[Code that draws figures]
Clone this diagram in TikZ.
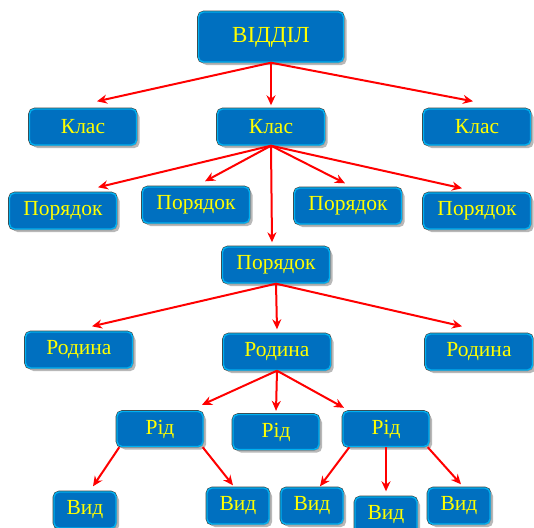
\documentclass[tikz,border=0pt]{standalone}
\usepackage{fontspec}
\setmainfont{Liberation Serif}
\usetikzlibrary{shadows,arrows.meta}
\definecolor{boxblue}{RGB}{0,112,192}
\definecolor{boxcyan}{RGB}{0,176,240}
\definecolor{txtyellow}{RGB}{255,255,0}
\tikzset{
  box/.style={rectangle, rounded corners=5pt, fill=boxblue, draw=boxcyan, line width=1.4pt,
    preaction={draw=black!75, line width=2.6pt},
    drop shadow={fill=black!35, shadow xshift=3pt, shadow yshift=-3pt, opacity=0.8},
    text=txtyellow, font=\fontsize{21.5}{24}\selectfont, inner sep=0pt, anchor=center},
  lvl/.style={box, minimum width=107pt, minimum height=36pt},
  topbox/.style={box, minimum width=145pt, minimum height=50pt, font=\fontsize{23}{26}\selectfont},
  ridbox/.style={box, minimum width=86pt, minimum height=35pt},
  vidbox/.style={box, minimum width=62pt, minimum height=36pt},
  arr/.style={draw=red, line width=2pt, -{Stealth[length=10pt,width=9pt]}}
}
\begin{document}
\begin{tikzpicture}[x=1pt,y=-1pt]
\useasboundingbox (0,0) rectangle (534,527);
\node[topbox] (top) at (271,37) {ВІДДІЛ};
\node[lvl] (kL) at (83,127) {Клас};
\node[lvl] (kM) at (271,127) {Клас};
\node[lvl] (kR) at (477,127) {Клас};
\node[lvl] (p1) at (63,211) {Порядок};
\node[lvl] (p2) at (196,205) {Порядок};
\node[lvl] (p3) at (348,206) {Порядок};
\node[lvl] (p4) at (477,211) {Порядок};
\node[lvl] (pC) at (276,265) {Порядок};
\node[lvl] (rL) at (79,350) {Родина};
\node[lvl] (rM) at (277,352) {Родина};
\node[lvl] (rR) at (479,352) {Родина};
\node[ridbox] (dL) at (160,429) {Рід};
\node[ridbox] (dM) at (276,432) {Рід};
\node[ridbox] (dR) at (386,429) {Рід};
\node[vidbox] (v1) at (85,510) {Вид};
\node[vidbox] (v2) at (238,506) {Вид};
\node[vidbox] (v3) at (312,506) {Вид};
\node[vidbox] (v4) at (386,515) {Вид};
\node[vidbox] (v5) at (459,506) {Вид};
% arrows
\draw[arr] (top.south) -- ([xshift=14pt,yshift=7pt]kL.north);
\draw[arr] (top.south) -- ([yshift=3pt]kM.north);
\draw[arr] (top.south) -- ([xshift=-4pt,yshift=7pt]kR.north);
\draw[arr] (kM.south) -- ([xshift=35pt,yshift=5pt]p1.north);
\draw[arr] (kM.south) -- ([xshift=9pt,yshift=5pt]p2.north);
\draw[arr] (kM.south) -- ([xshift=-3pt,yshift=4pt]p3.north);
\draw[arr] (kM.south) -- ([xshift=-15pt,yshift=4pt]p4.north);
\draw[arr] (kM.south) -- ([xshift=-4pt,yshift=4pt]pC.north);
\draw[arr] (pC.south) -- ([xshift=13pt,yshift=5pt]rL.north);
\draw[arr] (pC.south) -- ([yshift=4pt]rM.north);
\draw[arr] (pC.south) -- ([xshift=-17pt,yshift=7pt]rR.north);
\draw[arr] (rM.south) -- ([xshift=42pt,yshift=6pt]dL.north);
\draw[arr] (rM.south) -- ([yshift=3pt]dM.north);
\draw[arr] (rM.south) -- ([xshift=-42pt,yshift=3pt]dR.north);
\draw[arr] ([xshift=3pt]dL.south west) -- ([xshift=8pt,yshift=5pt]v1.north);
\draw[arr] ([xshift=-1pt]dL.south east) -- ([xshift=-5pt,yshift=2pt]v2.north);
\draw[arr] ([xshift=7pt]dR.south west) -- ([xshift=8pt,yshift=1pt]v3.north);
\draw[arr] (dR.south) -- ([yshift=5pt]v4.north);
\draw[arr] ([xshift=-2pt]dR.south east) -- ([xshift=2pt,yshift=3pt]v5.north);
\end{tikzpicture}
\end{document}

==

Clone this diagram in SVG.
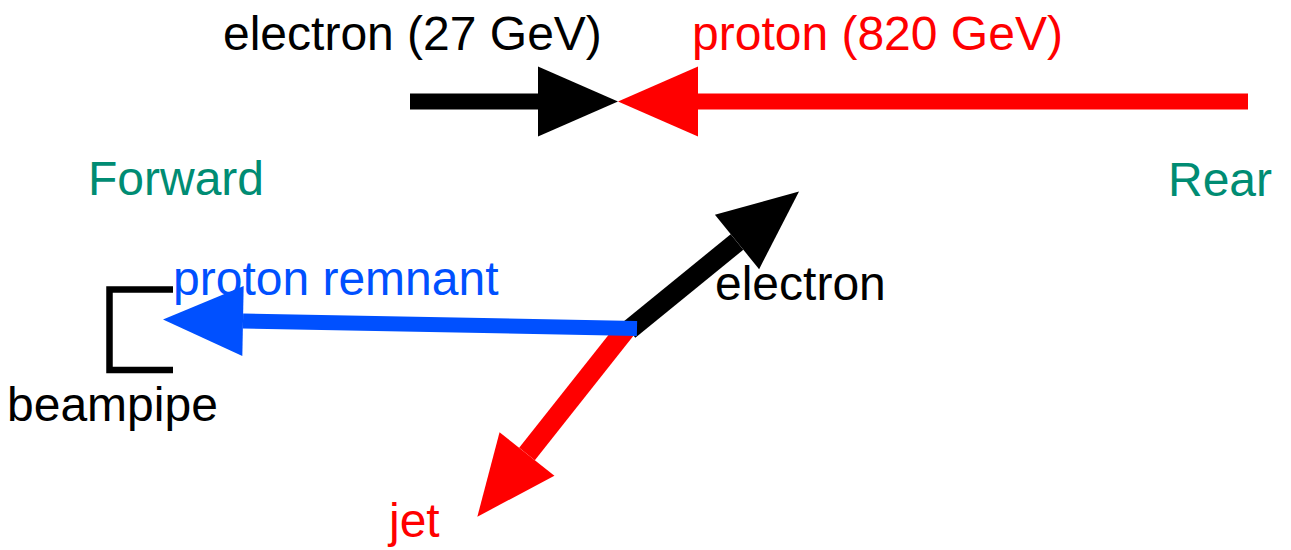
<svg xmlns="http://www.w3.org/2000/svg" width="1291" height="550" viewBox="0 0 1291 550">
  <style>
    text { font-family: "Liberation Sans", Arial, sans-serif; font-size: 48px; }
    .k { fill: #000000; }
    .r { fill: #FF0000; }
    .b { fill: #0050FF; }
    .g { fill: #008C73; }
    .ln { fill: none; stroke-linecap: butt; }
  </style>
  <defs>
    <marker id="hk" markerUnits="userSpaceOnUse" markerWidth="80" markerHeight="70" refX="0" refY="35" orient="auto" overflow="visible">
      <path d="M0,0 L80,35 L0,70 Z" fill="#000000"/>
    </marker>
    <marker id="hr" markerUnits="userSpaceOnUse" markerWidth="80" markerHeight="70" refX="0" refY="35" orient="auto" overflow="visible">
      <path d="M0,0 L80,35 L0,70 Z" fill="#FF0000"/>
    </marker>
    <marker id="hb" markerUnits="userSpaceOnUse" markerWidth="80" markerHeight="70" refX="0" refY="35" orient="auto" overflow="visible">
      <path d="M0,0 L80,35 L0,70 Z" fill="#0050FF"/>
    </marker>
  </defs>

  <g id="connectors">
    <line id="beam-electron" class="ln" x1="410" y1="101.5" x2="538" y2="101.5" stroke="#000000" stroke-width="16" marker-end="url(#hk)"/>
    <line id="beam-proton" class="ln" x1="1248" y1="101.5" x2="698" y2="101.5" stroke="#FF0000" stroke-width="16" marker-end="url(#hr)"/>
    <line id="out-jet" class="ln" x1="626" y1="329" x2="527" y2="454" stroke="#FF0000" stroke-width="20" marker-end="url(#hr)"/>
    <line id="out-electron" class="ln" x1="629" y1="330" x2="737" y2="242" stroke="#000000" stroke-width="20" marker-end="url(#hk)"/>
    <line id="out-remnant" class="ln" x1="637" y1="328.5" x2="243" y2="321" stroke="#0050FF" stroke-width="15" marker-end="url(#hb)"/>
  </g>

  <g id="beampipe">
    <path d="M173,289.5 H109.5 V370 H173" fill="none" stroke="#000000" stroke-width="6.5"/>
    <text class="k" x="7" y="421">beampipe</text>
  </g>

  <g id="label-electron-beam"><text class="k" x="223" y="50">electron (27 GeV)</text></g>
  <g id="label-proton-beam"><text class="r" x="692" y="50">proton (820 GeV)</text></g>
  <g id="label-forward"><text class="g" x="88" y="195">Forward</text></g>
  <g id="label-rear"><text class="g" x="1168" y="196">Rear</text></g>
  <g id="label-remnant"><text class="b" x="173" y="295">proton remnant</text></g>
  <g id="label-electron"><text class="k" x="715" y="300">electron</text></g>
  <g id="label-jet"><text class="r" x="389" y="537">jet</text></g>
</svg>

--

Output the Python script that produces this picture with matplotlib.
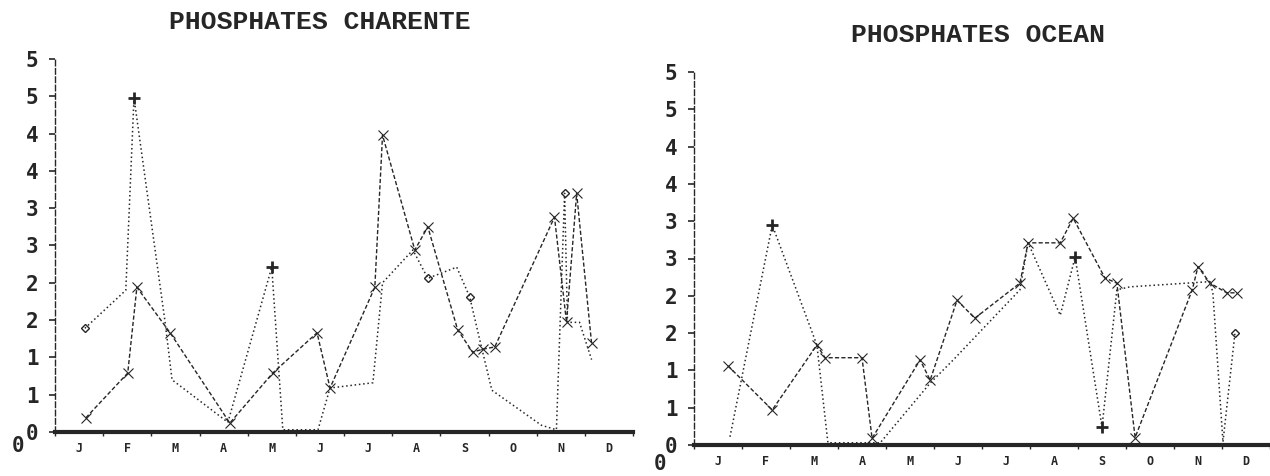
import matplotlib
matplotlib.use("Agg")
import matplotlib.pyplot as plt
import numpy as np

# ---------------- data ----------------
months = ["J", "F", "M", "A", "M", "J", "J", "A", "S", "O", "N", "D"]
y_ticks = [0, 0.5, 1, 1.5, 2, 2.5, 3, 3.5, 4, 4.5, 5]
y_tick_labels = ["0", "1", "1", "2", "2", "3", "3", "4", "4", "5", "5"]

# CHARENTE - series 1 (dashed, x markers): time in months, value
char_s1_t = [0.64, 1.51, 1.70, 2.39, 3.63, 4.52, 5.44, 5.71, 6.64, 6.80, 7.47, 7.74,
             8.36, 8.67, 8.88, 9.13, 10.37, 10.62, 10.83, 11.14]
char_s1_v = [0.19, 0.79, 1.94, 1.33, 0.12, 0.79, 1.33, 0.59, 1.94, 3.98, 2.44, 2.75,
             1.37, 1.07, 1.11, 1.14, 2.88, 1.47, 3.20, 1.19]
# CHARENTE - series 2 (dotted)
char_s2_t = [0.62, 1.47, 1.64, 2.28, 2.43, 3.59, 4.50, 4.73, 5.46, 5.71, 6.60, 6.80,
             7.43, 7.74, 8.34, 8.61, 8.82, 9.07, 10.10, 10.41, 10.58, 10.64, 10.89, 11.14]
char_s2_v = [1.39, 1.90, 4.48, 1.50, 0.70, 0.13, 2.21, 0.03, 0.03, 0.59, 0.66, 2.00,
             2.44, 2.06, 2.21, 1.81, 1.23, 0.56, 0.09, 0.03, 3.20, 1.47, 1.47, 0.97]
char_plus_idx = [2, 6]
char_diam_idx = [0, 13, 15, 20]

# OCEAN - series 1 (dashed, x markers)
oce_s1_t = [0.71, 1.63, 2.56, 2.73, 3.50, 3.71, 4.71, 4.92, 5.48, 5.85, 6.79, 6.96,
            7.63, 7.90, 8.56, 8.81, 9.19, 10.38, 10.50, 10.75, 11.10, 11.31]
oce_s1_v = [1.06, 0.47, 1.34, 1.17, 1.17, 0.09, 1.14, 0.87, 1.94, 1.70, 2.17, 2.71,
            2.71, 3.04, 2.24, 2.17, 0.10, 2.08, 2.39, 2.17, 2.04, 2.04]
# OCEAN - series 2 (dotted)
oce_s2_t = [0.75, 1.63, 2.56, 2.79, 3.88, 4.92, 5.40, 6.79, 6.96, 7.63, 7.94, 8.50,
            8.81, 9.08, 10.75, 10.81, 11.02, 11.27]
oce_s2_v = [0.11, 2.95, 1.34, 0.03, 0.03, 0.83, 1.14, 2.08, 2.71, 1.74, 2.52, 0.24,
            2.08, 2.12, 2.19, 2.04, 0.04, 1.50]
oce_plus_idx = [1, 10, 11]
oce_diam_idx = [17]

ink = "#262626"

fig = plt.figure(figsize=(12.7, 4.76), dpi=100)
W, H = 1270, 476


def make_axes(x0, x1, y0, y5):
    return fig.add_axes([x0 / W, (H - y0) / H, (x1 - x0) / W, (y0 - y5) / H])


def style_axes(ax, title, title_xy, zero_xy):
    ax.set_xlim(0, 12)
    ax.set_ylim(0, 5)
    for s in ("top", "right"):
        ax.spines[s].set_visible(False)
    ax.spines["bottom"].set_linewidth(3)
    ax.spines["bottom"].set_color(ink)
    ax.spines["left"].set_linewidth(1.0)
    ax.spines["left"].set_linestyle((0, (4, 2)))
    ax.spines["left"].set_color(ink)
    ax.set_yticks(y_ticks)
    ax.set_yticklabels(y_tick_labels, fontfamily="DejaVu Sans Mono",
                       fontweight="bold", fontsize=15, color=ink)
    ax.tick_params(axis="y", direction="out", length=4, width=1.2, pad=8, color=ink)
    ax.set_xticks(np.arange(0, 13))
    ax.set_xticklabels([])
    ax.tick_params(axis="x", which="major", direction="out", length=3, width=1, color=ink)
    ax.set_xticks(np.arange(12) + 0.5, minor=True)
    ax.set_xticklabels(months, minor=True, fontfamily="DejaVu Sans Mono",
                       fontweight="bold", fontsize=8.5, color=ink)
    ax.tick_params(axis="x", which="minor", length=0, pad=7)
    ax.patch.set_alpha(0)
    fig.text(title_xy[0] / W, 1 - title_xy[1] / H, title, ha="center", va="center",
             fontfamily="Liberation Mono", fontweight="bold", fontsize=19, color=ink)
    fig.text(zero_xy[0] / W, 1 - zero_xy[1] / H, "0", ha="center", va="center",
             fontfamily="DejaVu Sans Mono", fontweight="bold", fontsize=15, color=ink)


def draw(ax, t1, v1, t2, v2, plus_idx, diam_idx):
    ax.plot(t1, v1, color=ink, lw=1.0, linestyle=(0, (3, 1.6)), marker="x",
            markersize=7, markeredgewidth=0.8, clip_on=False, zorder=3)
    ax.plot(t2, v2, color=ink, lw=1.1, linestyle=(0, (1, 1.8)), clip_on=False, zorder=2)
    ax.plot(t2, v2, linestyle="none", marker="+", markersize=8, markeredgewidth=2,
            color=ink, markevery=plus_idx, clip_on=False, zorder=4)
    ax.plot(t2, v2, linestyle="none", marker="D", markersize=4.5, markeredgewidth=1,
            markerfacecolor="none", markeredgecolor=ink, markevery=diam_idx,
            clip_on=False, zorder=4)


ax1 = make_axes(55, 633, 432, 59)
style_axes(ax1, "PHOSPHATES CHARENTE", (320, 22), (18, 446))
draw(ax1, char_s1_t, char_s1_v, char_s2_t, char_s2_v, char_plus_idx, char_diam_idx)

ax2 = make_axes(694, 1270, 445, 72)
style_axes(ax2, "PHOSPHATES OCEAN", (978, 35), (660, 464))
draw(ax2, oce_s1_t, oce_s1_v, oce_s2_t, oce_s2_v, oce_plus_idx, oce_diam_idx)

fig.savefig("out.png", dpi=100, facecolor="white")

— The problem —
Pick out and copy the lines of the material that include the word "diagram".

— Response for this exercise —
Clone this diagram in TikZ.
Clone this diagram in SVG.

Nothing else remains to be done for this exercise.